▸ **Exercise directions**
Would you print the material exactly, starting at its first line and ending at the line holding "99.7, 94.1, 87.9];"?

▸ **Dataset section**
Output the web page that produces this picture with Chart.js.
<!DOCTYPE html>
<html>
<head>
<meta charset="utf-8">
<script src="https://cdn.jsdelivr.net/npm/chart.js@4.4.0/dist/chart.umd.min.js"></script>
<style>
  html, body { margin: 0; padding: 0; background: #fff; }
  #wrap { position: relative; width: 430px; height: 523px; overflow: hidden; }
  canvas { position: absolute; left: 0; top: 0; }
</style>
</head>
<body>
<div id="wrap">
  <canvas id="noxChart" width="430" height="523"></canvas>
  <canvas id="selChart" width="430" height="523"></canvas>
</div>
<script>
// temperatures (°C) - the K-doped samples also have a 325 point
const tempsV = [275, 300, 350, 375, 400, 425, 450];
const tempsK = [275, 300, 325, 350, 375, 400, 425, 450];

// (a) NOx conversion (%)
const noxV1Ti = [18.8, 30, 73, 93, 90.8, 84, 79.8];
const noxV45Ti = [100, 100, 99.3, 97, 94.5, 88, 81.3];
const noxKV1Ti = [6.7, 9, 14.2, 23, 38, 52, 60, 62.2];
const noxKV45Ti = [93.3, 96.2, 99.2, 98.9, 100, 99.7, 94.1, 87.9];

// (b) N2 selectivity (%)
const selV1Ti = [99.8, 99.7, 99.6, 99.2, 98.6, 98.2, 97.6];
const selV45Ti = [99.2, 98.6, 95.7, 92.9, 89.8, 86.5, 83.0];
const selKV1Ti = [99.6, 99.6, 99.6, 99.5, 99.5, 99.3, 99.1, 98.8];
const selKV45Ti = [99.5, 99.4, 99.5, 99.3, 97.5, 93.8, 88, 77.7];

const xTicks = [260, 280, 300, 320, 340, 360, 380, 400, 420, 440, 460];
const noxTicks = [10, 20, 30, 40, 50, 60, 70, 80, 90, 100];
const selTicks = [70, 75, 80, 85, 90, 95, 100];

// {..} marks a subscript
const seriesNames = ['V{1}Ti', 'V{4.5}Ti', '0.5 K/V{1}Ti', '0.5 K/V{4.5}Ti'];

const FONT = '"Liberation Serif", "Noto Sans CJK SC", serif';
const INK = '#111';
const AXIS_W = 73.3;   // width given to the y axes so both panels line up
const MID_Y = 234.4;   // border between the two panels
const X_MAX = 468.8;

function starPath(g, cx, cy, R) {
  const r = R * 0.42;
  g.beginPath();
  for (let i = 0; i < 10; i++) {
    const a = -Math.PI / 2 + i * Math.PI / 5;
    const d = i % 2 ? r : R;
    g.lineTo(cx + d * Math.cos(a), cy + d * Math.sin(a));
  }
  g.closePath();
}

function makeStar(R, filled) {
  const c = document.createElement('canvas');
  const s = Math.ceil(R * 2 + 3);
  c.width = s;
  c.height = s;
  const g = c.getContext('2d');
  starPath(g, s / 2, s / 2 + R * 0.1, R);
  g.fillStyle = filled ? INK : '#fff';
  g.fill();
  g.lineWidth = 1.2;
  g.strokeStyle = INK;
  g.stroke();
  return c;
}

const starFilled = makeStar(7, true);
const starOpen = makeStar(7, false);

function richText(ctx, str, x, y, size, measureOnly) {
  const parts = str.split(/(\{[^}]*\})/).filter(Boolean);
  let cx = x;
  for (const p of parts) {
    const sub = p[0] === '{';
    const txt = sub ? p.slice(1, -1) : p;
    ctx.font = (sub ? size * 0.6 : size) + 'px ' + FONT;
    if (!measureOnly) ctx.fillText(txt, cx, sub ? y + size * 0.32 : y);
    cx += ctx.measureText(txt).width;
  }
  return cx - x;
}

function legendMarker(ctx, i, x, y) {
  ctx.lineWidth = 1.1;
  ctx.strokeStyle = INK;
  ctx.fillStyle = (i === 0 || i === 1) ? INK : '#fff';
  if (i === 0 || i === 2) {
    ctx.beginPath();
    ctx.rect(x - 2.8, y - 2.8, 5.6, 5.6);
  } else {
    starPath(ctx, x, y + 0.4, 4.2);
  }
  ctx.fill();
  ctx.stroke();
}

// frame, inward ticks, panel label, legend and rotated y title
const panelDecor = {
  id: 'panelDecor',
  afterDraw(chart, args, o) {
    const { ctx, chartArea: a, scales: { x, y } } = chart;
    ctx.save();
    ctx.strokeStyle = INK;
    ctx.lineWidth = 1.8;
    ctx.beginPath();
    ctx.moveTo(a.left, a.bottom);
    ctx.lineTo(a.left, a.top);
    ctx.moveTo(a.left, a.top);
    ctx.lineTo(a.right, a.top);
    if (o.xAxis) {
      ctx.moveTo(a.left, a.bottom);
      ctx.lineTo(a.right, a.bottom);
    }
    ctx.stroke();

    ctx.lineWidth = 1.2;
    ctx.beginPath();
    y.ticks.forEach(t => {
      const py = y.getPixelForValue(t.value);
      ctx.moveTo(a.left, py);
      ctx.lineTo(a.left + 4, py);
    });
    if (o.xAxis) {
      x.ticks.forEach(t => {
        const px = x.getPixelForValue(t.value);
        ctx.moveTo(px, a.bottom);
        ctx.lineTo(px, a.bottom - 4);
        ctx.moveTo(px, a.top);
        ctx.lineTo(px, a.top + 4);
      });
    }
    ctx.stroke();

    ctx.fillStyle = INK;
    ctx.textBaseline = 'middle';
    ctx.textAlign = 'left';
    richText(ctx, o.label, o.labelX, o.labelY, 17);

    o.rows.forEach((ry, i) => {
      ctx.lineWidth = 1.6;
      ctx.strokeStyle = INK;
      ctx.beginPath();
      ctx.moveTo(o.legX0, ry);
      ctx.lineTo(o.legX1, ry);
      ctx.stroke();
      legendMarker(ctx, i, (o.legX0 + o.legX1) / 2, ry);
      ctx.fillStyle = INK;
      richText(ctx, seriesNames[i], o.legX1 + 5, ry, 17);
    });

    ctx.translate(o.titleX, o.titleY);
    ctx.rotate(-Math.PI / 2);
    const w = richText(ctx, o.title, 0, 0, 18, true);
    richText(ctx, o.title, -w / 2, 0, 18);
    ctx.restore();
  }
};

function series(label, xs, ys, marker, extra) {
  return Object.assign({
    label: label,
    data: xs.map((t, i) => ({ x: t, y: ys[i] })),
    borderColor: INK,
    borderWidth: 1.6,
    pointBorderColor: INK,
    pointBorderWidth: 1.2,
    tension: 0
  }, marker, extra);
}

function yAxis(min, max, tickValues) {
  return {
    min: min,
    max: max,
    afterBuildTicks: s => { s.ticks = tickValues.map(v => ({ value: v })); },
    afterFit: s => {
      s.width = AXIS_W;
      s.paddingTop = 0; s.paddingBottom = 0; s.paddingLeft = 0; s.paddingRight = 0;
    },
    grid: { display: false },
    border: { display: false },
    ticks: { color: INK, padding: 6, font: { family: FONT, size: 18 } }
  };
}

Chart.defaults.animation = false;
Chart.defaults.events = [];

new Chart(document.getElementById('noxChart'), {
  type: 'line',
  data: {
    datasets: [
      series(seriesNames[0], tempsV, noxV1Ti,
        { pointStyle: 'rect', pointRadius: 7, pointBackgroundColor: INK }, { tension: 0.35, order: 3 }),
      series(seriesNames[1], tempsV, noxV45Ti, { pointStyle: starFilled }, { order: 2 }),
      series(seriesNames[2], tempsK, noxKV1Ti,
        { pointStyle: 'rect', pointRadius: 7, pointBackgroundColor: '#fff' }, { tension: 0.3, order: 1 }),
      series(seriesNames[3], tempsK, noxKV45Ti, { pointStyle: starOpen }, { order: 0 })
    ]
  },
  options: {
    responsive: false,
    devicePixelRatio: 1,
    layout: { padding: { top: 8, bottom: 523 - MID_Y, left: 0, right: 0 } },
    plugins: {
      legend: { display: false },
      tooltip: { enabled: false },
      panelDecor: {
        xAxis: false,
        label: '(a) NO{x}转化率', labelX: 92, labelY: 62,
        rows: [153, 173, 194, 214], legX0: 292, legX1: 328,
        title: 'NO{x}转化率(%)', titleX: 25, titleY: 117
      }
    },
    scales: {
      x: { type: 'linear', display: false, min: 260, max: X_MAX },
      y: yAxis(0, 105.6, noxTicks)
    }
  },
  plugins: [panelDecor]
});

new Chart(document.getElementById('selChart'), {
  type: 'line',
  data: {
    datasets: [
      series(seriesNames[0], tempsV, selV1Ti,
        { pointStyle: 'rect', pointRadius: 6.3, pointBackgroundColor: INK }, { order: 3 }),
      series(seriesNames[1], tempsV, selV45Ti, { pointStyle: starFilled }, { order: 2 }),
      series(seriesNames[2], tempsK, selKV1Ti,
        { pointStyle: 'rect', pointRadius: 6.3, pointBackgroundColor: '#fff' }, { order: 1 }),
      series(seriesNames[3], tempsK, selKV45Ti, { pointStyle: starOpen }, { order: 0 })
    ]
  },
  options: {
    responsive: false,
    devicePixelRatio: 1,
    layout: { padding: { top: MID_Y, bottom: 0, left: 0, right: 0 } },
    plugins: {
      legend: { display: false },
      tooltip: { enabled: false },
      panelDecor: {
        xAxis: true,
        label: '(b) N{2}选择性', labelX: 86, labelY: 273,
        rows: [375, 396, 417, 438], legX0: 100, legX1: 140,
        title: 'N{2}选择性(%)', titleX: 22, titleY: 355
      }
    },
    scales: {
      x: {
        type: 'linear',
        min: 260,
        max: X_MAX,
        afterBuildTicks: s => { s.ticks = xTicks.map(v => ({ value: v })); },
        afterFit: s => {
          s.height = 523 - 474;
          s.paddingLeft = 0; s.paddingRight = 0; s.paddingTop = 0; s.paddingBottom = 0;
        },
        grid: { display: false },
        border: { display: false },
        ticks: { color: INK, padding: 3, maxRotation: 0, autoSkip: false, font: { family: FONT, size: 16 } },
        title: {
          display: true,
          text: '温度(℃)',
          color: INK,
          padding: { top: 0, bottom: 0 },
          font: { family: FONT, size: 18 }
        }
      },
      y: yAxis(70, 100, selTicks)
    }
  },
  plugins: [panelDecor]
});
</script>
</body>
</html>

▸ **Complete output**
Output the web page that produces this picture with Chart.js.
<!DOCTYPE html>
<html>
<head>
<meta charset="utf-8">
<script src="https://cdn.jsdelivr.net/npm/chart.js@4.4.0/dist/chart.umd.min.js"></script>
<style>
  html, body { margin: 0; padding: 0; background: #fff; }
  #wrap { position: relative; width: 430px; height: 523px; overflow: hidden; }
  canvas { position: absolute; left: 0; top: 0; }
</style>
</head>
<body>
<div id="wrap">
  <canvas id="noxChart" width="430" height="523"></canvas>
  <canvas id="selChart" width="430" height="523"></canvas>
</div>
<script>
// temperatures (°C) - the K-doped samples also have a 325 point
const tempsV = [275, 300, 350, 375, 400, 425, 450];
const tempsK = [275, 300, 325, 350, 375, 400, 425, 450];

// (a) NOx conversion (%)
const noxV1Ti = [18.8, 30, 73, 93, 90.8, 84, 79.8];
const noxV45Ti = [100, 100, 99.3, 97, 94.5, 88, 81.3];
const noxKV1Ti = [6.7, 9, 14.2, 23, 38, 52, 60, 62.2];
const noxKV45Ti = [93.3, 96.2, 99.2, 98.9, 100, 99.7, 94.1, 87.9];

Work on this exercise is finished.